My neighborhood is precious to me. My family has been in Gordon Heights since the 1950s. Ours is a proud community that created its own fire department decades ago when nearby fire departments refused to come put out a fire in our mostly African-American area.
But, as in many communities of color, neighbors and I have voted less frequently than voters in nearby areas.
On Long Island, registered African-American and Hispanic voters are approximately 40 percent less likely to have voted in the past two of three elections than their white counterparts, according to an analysis by the Long Island Civic Engagement Table (LICET), a nonprofit organization working to increase civic participation. This disparity appears to have had consequences; politicians pass our communities over for economic stimulus programs and infrastructure developments.

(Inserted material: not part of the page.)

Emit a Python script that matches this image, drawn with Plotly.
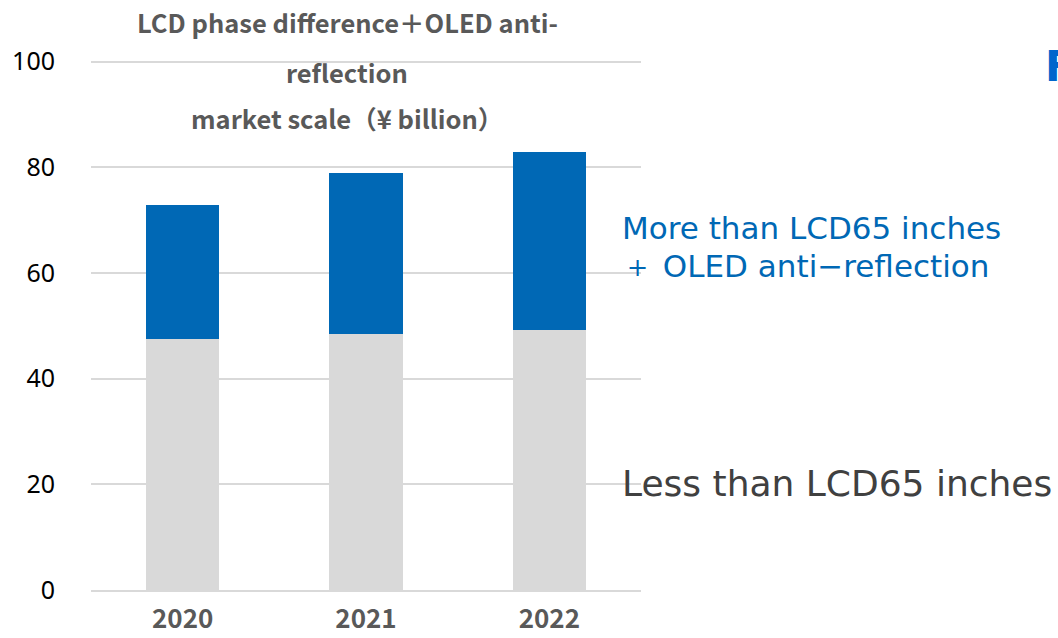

That’s why volunteers and civic organizations worked to register people to vote this summer. Teams from LICET registered 4,500 voters in working-class communities of color, including Brentwood,Central Islip, Patchogue and Gordon Heights. And we followed up, making sure that new voters were aware of the upcoming election and encouraging them to vote.
But Long Island has been devastated by this storm. Friends and loved ones have huddled in houses of neighbors with power. And, as gasoline has become scarce, some fear leaving home, while police guard gas stations.
In the areas where we have worked to mobilize voters, power has slowly come back to most houses and, as in much of Suffolk County, poll site locations remain largely unchanged. But people remain focused on basic necessities like heat and gas and getting their lives back to normal.
Driving through Gordon Heights this week, I couldn’t help but think: How are people going to vote?
A few days ago, I visited my friend Lilly Crowder in Gordon Heights. Sitting on her back porch looking at the damaged trees, she reflected that life was like a storm: You can be like the trees and dance with the wind and make the best of it, or you can be like a stubborn branch and fall away, broken.
Crowder’s house did not sustain damage, but she is in her 70s, and she was coping without power or a phone while caring for a sick relative. Neighbors were pitching in, bringing over coffee and supplies. Despite all this, Crowder told me that she is voting and making sure that her neighbors join her. Like the branches of surviving trees, she will not be broken.
For decades, Long Island’s communities of color have been trapped in a vicious cycle: Politicians are unresponsive because, in part, residents frequently do not vote, while residents don’t vote because politicians remain unresponsive. This year we’ve done a lot of work to break that cycle. And a 100-year storm, however damaging, will not undo what we have accomplished.
Some of us may have lost power, cars, houses and, in the most tragic cases, our loved ones.
But we still have our proud, beautiful voices. And, today, we will make them heard. Today we vote.